Jak łatwo się domyśleć, te pierwsze dominują w mniejszych miejscowościach i wsiach. Są to miejsca, gdzie często brakuje jakiejkolwiek alternatywy dla samochodów. Co więcej, mieszkańcy preferują starsze i co za tym idzie przystępne cenowo pojazdy nie tylko ze względu na niższe dochody. Wiele leciwych modeli jest prostszych w budowie, a tym samym łatwiejszych i tańszych w utrzymaniu i naprawie. Jak stwierdza Piotr Półtorzycki z SCM, "im mniejsza miejscowość, tym starsze samochody". W przypadku miasteczek do 50 tys. mieszkańców ok. 47 proc. wszystkich samochodów ma ponad 10 lat.

Jakie auta wybierają Polacy? Marki europejskie na topie

Polscy kierowcy zwracają się zazwyczaj w stronę europejskich marek. Ponad połowa, bo aż 56 proc., ankietowanych preferuje pojazdy producentów ze Starego Kontynentu. Są one bliskie sercom głównie starszych kierowców (65 proc. klientów w wieku od 50 do 59 lat). Za wyborem ma przemawiać jakość i dostępność części zamiennych. Widać jednak, że coraz większą popularnością zaczynają się cieszyć pojazdy z Japonii — wybrałoby je 29 proc. badanych, z czego 40 proc. należy do grupy 40-49 lat. Również pojazdy ze Stanów zaczynają wpadać w oko Polakom - zainteresowanych kupnem auta zza Wielkiej Wody jest 13 proc. ankietowanych. Co się tyczy pojazdów koreańskich, ok. 11 proc. respondentów wybrałoby je na kolejny wóz.

A co z zyskującymi na popularności pojazdami z Chin? Okazuje się, że jedynie 3 proc. badanych rozważa ich kupno. Marki takie jak m.in. BYD czy Leapmotor, próbują wkupić się w łaski Polaków, oferując przystępne cenowo pojazdy z całkiem niezłym poziomem wyposażenia. Spełniają więc główne kryterium, jakim kierują się polscy klienci (niska cena), jednak nadal są zbyt obce, by potencjalni nabywcy mogli im zaufać. To największa bariera, jaką muszą pokonać producenci z Państwa Środkach.

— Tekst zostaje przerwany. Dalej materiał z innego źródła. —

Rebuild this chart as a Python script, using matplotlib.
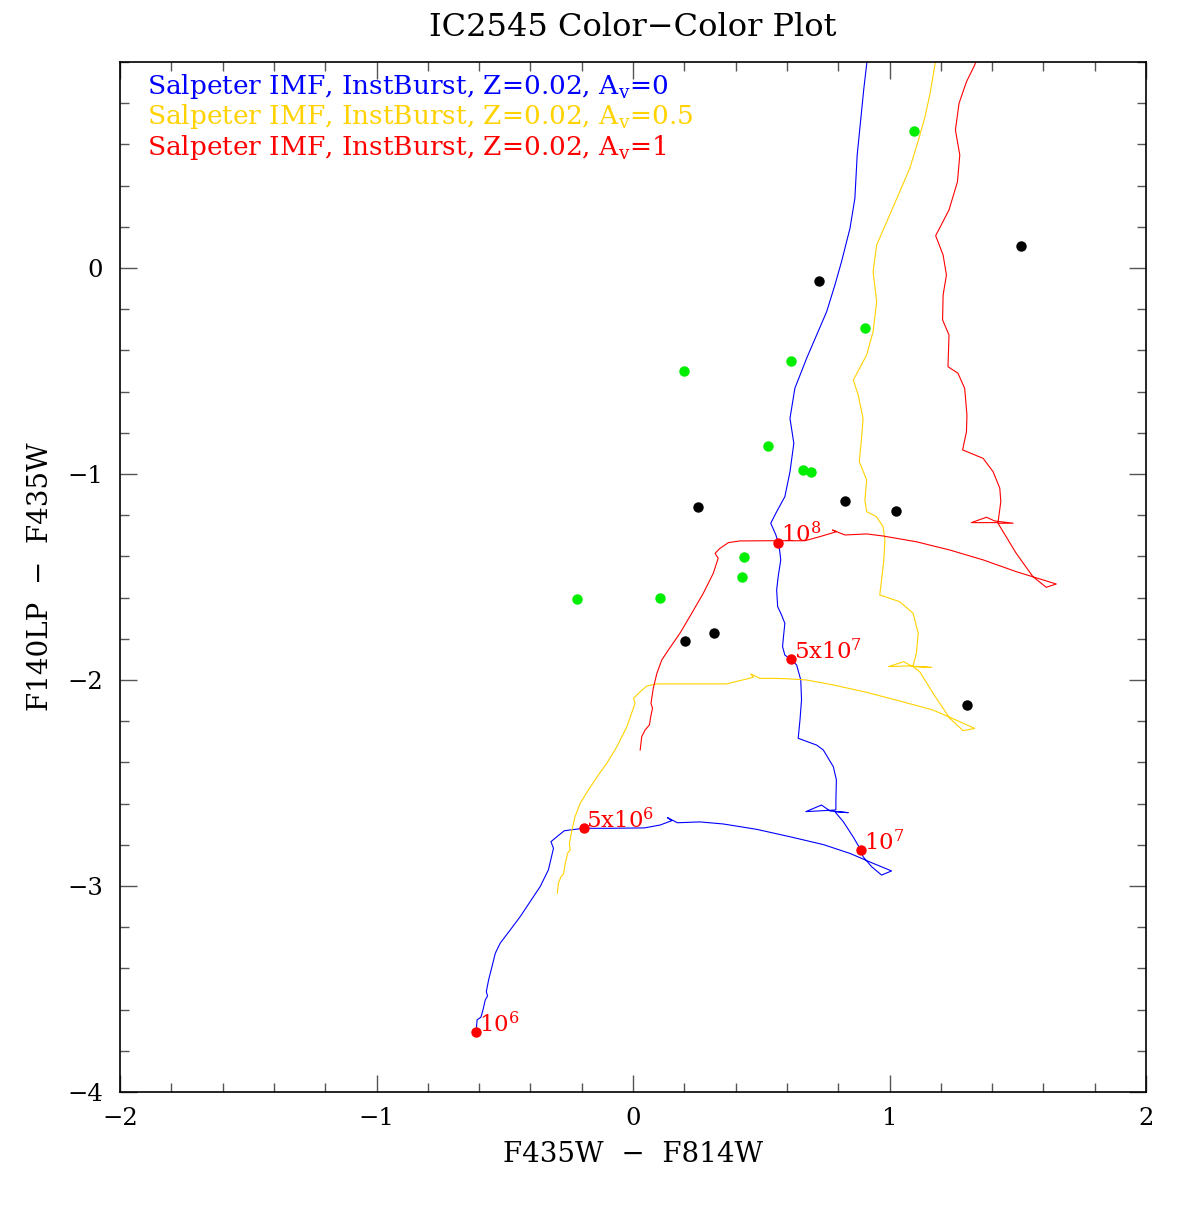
import matplotlib
matplotlib.use("Agg")
import matplotlib.pyplot as plt
from matplotlib.ticker import MultipleLocator

plt.rcParams['font.family'] = ['DejaVu Serif']
plt.rcParams['mathtext.fontset'] = 'custom'
plt.rcParams['mathtext.rm'] = 'DejaVu Serif'
plt.rcParams['mathtext.it'] = 'DejaVu Serif'

# Starburst99 tracks (F435W-F814W, F140LP-F435W), youngest age first
blue_x = [-0.613, -0.608, -0.593, -0.585, -0.576, -0.567, -0.572, -0.563, -0.550, -0.537,
          -0.518, -0.479, -0.440, -0.401, -0.362, -0.330, -0.310, -0.320, -0.297, -0.268,
          -0.245, -0.193, -0.089, 0.045, 0.106, 0.151, 0.134, 0.173, 0.261, 0.352,
          0.482, 0.612, 0.742, 0.846, 0.936, 1.008, 0.969, 0.930, 0.897, 0.888,
          0.858, 0.820, 0.787, 0.839, 0.768, 0.735, 0.674, 0.791, 0.791, 0.793,
          0.781, 0.742, 0.716, 0.644, 0.651, 0.657, 0.654, 0.638, 0.615, 0.592,
          0.583, 0.588, 0.592, 0.579, 0.564, 0.560, 0.566, 0.576, 0.570, 0.566,
          0.557, 0.537, 0.560, 0.592, 0.612, 0.627, 0.612, 0.631, 0.677, 0.716,
          0.755, 0.787, 0.813, 0.846, 0.865, 0.874, 0.887, 0.900, 0.911, 0.915]
blue_y = [-3.731, -3.650, -3.637, -3.602, -3.553, -3.534, -3.513, -3.456, -3.392, -3.327,
          -3.278, -3.214, -3.149, -3.076, -3.003, -2.922, -2.817, -2.785, -2.761, -2.732,
          -2.728, -2.720, -2.720, -2.718, -2.704, -2.683, -2.668, -2.693, -2.689, -2.699,
          -2.725, -2.761, -2.799, -2.842, -2.890, -2.927, -2.947, -2.906, -2.858, -2.825,
          -2.761, -2.688, -2.639, -2.644, -2.636, -2.607, -2.639, -2.631, -2.583, -2.485,
          -2.421, -2.340, -2.316, -2.283, -2.194, -2.097, -2.000, -1.927, -1.900, -1.879,
          -1.838, -1.773, -1.725, -1.684, -1.644, -1.563, -1.498, -1.417, -1.353, -1.333,
          -1.296, -1.239, -1.183, -1.110, -0.989, -0.851, -0.730, -0.584, -0.438, -0.325,
          -0.212, -0.083, 0.031, 0.193, 0.338, 0.549, 0.710, 0.872, 0.989, 1.030]

yellow_x = [-0.295, -0.291, -0.281, -0.271, -0.264, -0.255, -0.245, -0.248, -0.238, -0.226,
            -0.206, -0.174, -0.135, -0.102, -0.063, -0.024, 0.008, 0.002, 0.028, 0.054,
            0.093, 0.222, 0.365, 0.417, 0.469, 0.459, 0.495, 0.547, 0.599, 0.677,
            0.781, 0.911, 1.040, 1.170, 1.235, 1.332, 1.287, 1.235, 1.170, 1.118,
            1.092, 1.164, 1.086, 1.056, 0.996, 1.092, 1.105, 1.112, 1.092, 1.040,
            0.962, 0.969, 0.978, 0.982, 0.975, 0.949, 0.911, 0.904, 0.911, 0.882,
            0.891, 0.897, 0.878, 0.859, 0.911, 0.936, 0.950, 0.936, 0.950, 0.995,
            1.040, 1.079, 1.111, 1.137, 1.157, 1.177, 1.183]
yellow_y = [-3.035, -2.987, -2.955, -2.942, -2.890, -2.841, -2.825, -2.793, -2.728, -2.663,
            -2.599, -2.534, -2.461, -2.404, -2.324, -2.227, -2.113, -2.089, -2.057, -2.029,
            -2.019, -2.019, -2.019, -2.003, -1.987, -1.971, -1.992, -1.992, -1.994, -2.000,
            -2.024, -2.060, -2.102, -2.146, -2.181, -2.235, -2.246, -2.186, -2.065, -1.960,
            -1.935, -1.939, -1.933, -1.911, -1.935, -1.931, -1.870, -1.773, -1.676, -1.620,
            -1.587, -1.515, -1.417, -1.320, -1.256, -1.207, -1.183, -1.126, -1.029, -0.940,
            -0.827, -0.730, -0.617, -0.544, -0.422, -0.309, -0.163, -0.018, 0.112, 0.241,
            0.371, 0.484, 0.613, 0.727, 0.840, 0.985, 1.030]

red_x = [0.028, 0.034, 0.047, 0.064, 0.069, 0.076, 0.070, 0.079, 0.093, 0.112,
         0.138, 0.183, 0.229, 0.274, 0.313, 0.332, 0.320, 0.339, 0.372, 0.417,
         0.521, 0.670, 0.729, 0.793, 0.778, 0.826, 0.911, 0.975, 1.105, 1.235,
         1.365, 1.494, 1.650, 1.611, 1.559, 1.494, 1.423, 1.482, 1.410, 1.378,
         1.319, 1.423, 1.434, 1.430, 1.404, 1.365, 1.285, 1.300, 1.302, 1.293,
         1.267, 1.228, 1.232, 1.207, 1.209, 1.222, 1.209, 1.180, 1.232, 1.265,
         1.274, 1.257, 1.271, 1.300, 1.332, 1.345]
red_y = [-2.340, -2.275, -2.243, -2.218, -2.178, -2.138, -2.113, -2.040, -1.968, -1.903,
         -1.854, -1.773, -1.676, -1.579, -1.482, -1.409, -1.385, -1.361, -1.333, -1.325,
         -1.324, -1.324, -1.304, -1.280, -1.272, -1.296, -1.291, -1.301, -1.329, -1.369,
         -1.417, -1.474, -1.534, -1.550, -1.498, -1.385, -1.239, -1.239, -1.228, -1.210,
         -1.236, -1.236, -1.134, -1.069, -0.989, -0.924, -0.883, -0.795, -0.714, -0.584,
         -0.511, -0.479, -0.325, -0.252, -0.131, -0.034, 0.063, 0.157, 0.282, 0.419,
         0.549, 0.670, 0.799, 0.904, 0.985, 1.030]

# age markers on the Av=0 track
age_x = [-0.612, -0.193, 0.888, 0.615, 0.566]
age_y = [-3.710, -2.720, -2.825, -1.900, -1.333]
age_labels = [r'10$^{6}$', r'5x10$^{6}$', r'10$^{7}$', r'5x10$^{7}$', r'10$^{8}$']

# IC2545 clusters
green_x = [1.094, 0.904, 0.615, 0.199, 0.525, 0.664, 0.694, 0.434, 0.425, 0.104, -0.218]
green_y = [0.667, -0.293, -0.451, -0.500, -0.862, -0.981, -0.992, -1.403, -1.502, -1.600, -1.607]
black_x = [1.514, 0.725, 0.255, 0.825, 1.025, 0.315, 0.204, 1.304]
black_y = [0.107, -0.063, -1.162, -1.129, -1.180, -1.770, -1.811, -2.121]

legend_labels = [r'Salpeter IMF, InstBurst, Z=0.02, A$_\mathrm{v}$=0',
                 r'Salpeter IMF, InstBurst, Z=0.02, A$_\mathrm{v}$=0.5',
                 r'Salpeter IMF, InstBurst, Z=0.02, A$_\mathrm{v}$=1']
track_colors = ['#0000ff', '#ffd200', '#ff0000']

fig = plt.figure(figsize=(11.92, 12.09), dpi=100)
ax = fig.add_axes([0.1007, 0.0968, 0.8607, 0.8519])

for tx, ty, c in zip([blue_x, yellow_x, red_x], [blue_y, yellow_y, red_y], track_colors):
    ax.plot(tx, ty, color=c, lw=0.8, clip_on=True)

ax.plot(green_x, green_y, 'o', color='#00ee00', ms=7.5, mec='none')
ax.plot(black_x, black_y, 'o', color='black', ms=7.5, mec='none')
ax.plot(age_x, age_y, 'o', color='#ff0000', ms=7.5, mec='none', zorder=5)
for x, y, lab in zip(age_x, age_y, age_labels):
    ax.annotate(lab, (x, y), xytext=(2.0, 0), textcoords='offset points',
                ha='left', va='baseline', color='#ff0000', fontsize=16.5)

for i, (lab, c) in enumerate(zip(legend_labels, track_colors)):
    ax.text(0.0263, 0.969 - 0.0295 * i, lab, transform=ax.transAxes, color=c,
            fontsize=19, ha='left', va='baseline')

ax.set_xlim(-2, 2)
ax.set_ylim(-4, 1)
ax.set_xticks([-2, -1, 0, 1, 2])
ax.set_yticks([-4, -3, -2, -1, 0])
ax.xaxis.set_minor_locator(MultipleLocator(0.2))
ax.yaxis.set_minor_locator(MultipleLocator(0.2))
ax.tick_params(which='both', direction='in', top=True, right=True, color='#555555', width=1.0)
ax.tick_params(which='major', length=12, labelsize=17.5)
ax.tick_params(which='minor', length=6.5)
ax.tick_params(axis='x', pad=11)
ax.tick_params(axis='y', pad=12)
for s in ax.spines.values():
    s.set_linewidth(1.2)

ax.set_xlabel('F435W  \u2212  F814W', fontsize=20, labelpad=8)
ax.set_ylabel('F140LP  \u2212  F435W', fontsize=20, labelpad=10)
ax.set_title('IC2545 Color\u2212Color Plot', fontsize=23, pad=19)

fig.savefig('out.png', dpi=100)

Elektryki nadal na ogonie. Elektromobilnością zainteresowani są nieliczni

Jak wynika z raportu, zainteresowanie elektrykami wśród polskich odbiorców jest nadal niewielkie, a nawet maleje, mimo iż globalne trendy wskazywałyby na coś zupełnie innego. Jedynie 10 proc. rozważa nabycie auta na prąd. Większość preferuje samochody z jednostkami spalinowymi. Wszystko ze względu na ciągłe braki infrastrukturalne, a więc niedostateczną liczbę dostępnych ładowarek, a także zbyt niski zasięg elektryków oraz za długi czas ich ładowania.